Write out the entire listing below exactly as it appears, minus any pictures.

** BEGIN Records shown **

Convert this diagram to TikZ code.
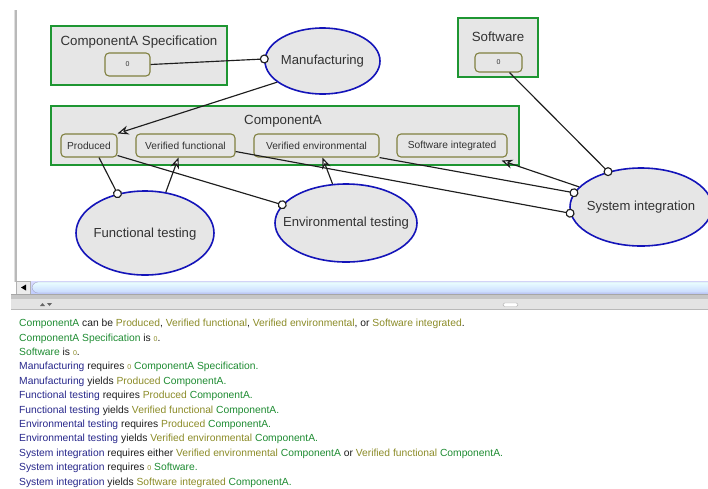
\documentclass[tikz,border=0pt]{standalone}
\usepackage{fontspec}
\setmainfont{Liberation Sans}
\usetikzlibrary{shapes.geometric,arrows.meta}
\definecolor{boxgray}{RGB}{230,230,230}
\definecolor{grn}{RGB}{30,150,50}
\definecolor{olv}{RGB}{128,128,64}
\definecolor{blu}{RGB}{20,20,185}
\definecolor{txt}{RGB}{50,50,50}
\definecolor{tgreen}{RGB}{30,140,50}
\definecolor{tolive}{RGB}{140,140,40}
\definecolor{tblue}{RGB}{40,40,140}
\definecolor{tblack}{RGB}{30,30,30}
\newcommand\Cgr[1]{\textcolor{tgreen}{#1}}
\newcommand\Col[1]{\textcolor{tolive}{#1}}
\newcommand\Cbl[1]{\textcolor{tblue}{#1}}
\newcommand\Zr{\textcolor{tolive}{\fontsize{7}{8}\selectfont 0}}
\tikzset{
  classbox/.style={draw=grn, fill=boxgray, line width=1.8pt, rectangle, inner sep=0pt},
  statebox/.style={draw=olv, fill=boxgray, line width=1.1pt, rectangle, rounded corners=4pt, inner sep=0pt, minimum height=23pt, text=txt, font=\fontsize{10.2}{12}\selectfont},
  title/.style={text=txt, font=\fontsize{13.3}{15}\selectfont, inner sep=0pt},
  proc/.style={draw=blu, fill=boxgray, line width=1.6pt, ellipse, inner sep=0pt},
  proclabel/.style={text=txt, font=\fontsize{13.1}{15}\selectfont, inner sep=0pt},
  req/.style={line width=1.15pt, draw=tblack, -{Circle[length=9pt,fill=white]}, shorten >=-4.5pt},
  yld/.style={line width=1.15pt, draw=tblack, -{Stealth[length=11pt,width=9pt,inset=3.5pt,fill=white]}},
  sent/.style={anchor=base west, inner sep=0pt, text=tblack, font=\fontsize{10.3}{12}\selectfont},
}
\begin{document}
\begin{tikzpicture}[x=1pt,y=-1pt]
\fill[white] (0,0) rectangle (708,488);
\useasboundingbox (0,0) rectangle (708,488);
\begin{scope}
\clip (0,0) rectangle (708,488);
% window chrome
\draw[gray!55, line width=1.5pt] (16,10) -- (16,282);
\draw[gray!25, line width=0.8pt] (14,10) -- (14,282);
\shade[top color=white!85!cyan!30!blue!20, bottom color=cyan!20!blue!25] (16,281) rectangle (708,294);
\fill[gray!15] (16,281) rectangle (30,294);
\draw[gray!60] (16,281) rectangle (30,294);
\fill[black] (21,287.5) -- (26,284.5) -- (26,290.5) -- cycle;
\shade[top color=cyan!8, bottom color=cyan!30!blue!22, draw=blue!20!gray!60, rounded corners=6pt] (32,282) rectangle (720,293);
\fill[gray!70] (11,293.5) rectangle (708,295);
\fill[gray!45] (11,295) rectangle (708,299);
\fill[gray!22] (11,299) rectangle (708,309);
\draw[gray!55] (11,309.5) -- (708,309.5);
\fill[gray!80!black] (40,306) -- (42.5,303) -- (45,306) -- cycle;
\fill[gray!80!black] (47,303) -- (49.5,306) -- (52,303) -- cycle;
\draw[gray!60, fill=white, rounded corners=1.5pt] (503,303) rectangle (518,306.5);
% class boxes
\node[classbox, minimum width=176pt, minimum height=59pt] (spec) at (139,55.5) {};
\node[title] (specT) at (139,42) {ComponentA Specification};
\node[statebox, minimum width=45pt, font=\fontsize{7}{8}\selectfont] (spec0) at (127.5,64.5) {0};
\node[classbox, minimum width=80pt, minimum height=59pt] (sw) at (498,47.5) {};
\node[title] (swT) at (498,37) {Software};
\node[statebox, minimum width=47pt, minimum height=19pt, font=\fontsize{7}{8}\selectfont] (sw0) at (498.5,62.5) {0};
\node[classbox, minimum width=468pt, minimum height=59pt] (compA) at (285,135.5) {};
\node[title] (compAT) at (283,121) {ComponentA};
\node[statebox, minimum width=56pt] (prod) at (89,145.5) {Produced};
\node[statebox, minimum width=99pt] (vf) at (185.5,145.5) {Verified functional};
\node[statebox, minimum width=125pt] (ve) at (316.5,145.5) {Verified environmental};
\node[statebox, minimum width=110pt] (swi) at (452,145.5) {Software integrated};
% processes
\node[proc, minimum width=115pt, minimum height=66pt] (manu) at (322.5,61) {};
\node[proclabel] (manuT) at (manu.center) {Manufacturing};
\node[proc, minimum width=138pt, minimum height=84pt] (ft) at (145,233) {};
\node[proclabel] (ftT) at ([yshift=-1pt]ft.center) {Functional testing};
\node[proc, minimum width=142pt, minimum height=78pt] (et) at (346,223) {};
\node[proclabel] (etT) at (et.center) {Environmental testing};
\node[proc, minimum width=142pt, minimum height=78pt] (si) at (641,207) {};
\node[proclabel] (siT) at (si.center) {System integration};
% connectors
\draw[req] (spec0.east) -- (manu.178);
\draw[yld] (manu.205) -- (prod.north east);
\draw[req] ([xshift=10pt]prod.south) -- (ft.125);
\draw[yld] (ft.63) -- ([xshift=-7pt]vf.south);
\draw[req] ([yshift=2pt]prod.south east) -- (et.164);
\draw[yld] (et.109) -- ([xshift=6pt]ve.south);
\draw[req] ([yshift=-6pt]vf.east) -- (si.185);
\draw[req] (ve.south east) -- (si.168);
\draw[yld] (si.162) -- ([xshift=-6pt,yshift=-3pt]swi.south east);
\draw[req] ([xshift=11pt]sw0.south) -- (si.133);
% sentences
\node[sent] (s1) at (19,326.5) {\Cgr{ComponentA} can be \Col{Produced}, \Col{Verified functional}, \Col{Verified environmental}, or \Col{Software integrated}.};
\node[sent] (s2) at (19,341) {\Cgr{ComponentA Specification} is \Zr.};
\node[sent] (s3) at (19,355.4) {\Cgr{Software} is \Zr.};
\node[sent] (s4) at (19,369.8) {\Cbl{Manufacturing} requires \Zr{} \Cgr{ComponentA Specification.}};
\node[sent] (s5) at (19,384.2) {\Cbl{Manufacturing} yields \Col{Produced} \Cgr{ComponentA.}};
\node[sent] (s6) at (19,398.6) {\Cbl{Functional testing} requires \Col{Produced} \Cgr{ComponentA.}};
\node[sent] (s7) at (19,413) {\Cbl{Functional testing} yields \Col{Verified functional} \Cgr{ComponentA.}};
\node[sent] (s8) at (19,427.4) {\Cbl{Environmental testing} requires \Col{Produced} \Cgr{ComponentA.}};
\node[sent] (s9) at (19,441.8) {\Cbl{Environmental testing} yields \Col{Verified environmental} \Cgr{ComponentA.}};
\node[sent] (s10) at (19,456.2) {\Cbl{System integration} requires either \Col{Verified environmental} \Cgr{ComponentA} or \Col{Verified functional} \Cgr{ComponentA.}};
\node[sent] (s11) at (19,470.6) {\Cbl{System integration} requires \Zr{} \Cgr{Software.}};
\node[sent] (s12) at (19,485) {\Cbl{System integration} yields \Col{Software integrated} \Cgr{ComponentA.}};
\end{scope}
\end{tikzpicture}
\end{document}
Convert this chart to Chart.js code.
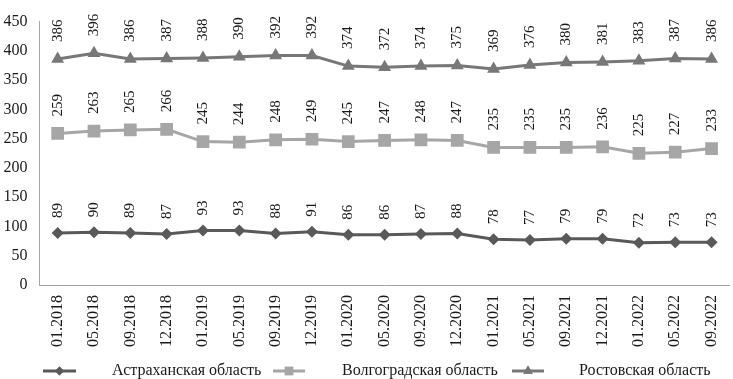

** END Records shown **

--- Reply ---
Convert this diagram to TikZ code.
\documentclass[tikz,border=0pt]{standalone}
\usepackage{fontspec}
\setmainfont{Liberation Sans}
\usetikzlibrary{shapes.geometric,arrows.meta}
\definecolor{boxgray}{RGB}{230,230,230}
\definecolor{grn}{RGB}{30,150,50}
\definecolor{olv}{RGB}{128,128,64}
\definecolor{blu}{RGB}{20,20,185}
\definecolor{txt}{RGB}{50,50,50}
\definecolor{tgreen}{RGB}{30,140,50}
\definecolor{tolive}{RGB}{140,140,40}
\definecolor{tblue}{RGB}{40,40,140}
\definecolor{tblack}{RGB}{30,30,30}
\newcommand\Cgr[1]{\textcolor{tgreen}{#1}}
\newcommand\Col[1]{\textcolor{tolive}{#1}}
\newcommand\Cbl[1]{\textcolor{tblue}{#1}}
\newcommand\Zr{\textcolor{tolive}{\fontsize{7}{8}\selectfont 0}}
\tikzset{
  classbox/.style={draw=grn, fill=boxgray, line width=1.8pt, rectangle, inner sep=0pt},
  statebox/.style={draw=olv, fill=boxgray, line width=1.1pt, rectangle, rounded corners=4pt, inner sep=0pt, minimum height=23pt, text=txt, font=\fontsize{10.2}{12}\selectfont},
  title/.style={text=txt, font=\fontsize{13.3}{15}\selectfont, inner sep=0pt},
  proc/.style={draw=blu, fill=boxgray, line width=1.6pt, ellipse, inner sep=0pt},
  proclabel/.style={text=txt, font=\fontsize{13.1}{15}\selectfont, inner sep=0pt},
  req/.style={line width=1.15pt, draw=tblack, -{Circle[length=9pt,fill=white]}, shorten >=-4.5pt},
  yld/.style={line width=1.15pt, draw=tblack, -{Stealth[length=11pt,width=9pt,inset=3.5pt,fill=white]}},
  sent/.style={anchor=base west, inner sep=0pt, text=tblack, font=\fontsize{10.3}{12}\selectfont},
}
\begin{document}
\begin{tikzpicture}[x=1pt,y=-1pt]
\fill[white] (0,0) rectangle (708,488);
\useasboundingbox (0,0) rectangle (708,488);
\begin{scope}
\clip (0,0) rectangle (708,488);
% window chrome
\draw[gray!55, line width=1.5pt] (16,10) -- (16,282);
\draw[gray!25, line width=0.8pt] (14,10) -- (14,282);
\shade[top color=white!85!cyan!30!blue!20, bottom color=cyan!20!blue!25] (16,281) rectangle (708,294);
\fill[gray!15] (16,281) rectangle (30,294);
\draw[gray!60] (16,281) rectangle (30,294);
\fill[black] (21,287.5) -- (26,284.5) -- (26,290.5) -- cycle;
\shade[top color=cyan!8, bottom color=cyan!30!blue!22, draw=blue!20!gray!60, rounded corners=6pt] (32,282) rectangle (720,293);
\fill[gray!70] (11,293.5) rectangle (708,295);
\fill[gray!45] (11,295) rectangle (708,299);
\fill[gray!22] (11,299) rectangle (708,309);
\draw[gray!55] (11,309.5) -- (708,309.5);
\fill[gray!80!black] (40,306) -- (42.5,303) -- (45,306) -- cycle;
\fill[gray!80!black] (47,303) -- (49.5,306) -- (52,303) -- cycle;
\draw[gray!60, fill=white, rounded corners=1.5pt] (503,303) rectangle (518,306.5);
% class boxes
\node[classbox, minimum width=176pt, minimum height=59pt] (spec) at (139,55.5) {};
\node[title] (specT) at (139,42) {ComponentA Specification};
\node[statebox, minimum width=45pt, font=\fontsize{7}{8}\selectfont] (spec0) at (127.5,64.5) {0};
\node[classbox, minimum width=80pt, minimum height=59pt] (sw) at (498,47.5) {};
\node[title] (swT) at (498,37) {Software};
\node[statebox, minimum width=47pt, minimum height=19pt, font=\fontsize{7}{8}\selectfont] (sw0) at (498.5,62.5) {0};
\node[classbox, minimum width=468pt, minimum height=59pt] (compA) at (285,135.5) {};
\node[title] (compAT) at (283,121) {ComponentA};
\node[statebox, minimum width=56pt] (prod) at (89,145.5) {Produced};
\node[statebox, minimum width=99pt] (vf) at (185.5,145.5) {Verified functional};
\node[statebox, minimum width=125pt] (ve) at (316.5,145.5) {Verified environmental};
\node[statebox, minimum width=110pt] (swi) at (452,145.5) {Software integrated};
% processes
\node[proc, minimum width=115pt, minimum height=66pt] (manu) at (322.5,61) {};
\node[proclabel] (manuT) at (manu.center) {Manufacturing};
\node[proc, minimum width=138pt, minimum height=84pt] (ft) at (145,233) {};
\node[proclabel] (ftT) at ([yshift=-1pt]ft.center) {Functional testing};
\node[proc, minimum width=142pt, minimum height=78pt] (et) at (346,223) {};
\node[proclabel] (etT) at (et.center) {Environmental testing};
\node[proc, minimum width=142pt, minimum height=78pt] (si) at (641,207) {};
\node[proclabel] (siT) at (si.center) {System integration};
% connectors
\draw[req] (spec0.east) -- (manu.178);
\draw[yld] (manu.205) -- (prod.north east);
\draw[req] ([xshift=10pt]prod.south) -- (ft.125);
\draw[yld] (ft.63) -- ([xshift=-7pt]vf.south);
\draw[req] ([yshift=2pt]prod.south east) -- (et.164);
\draw[yld] (et.109) -- ([xshift=6pt]ve.south);
\draw[req] ([yshift=-6pt]vf.east) -- (si.185);
\draw[req] (ve.south east) -- (si.168);
\draw[yld] (si.162) -- ([xshift=-6pt,yshift=-3pt]swi.south east);
\draw[req] ([xshift=11pt]sw0.south) -- (si.133);
% sentences
\node[sent] (s1) at (19,326.5) {\Cgr{ComponentA} can be \Col{Produced}, \Col{Verified functional}, \Col{Verified environmental}, or \Col{Software integrated}.};
\node[sent] (s2) at (19,341) {\Cgr{ComponentA Specification} is \Zr.};
\node[sent] (s3) at (19,355.4) {\Cgr{Software} is \Zr.};
\node[sent] (s4) at (19,369.8) {\Cbl{Manufacturing} requires \Zr{} \Cgr{ComponentA Specification.}};
\node[sent] (s5) at (19,384.2) {\Cbl{Manufacturing} yields \Col{Produced} \Cgr{ComponentA.}};
\node[sent] (s6) at (19,398.6) {\Cbl{Functional testing} requires \Col{Produced} \Cgr{ComponentA.}};
\node[sent] (s7) at (19,413) {\Cbl{Functional testing} yields \Col{Verified functional} \Cgr{ComponentA.}};
\node[sent] (s8) at (19,427.4) {\Cbl{Environmental testing} requires \Col{Produced} \Cgr{ComponentA.}};
\node[sent] (s9) at (19,441.8) {\Cbl{Environmental testing} yields \Col{Verified environmental} \Cgr{ComponentA.}};
\node[sent] (s10) at (19,456.2) {\Cbl{System integration} requires either \Col{Verified environmental} \Cgr{ComponentA} or \Col{Verified functional} \Cgr{ComponentA.}};
\node[sent] (s11) at (19,470.6) {\Cbl{System integration} requires \Zr{} \Cgr{Software.}};
\node[sent] (s12) at (19,485) {\Cbl{System integration} yields \Col{Software integrated} \Cgr{ComponentA.}};
\end{scope}
\end{tikzpicture}
\end{document}
Convert this chart to Chart.js code.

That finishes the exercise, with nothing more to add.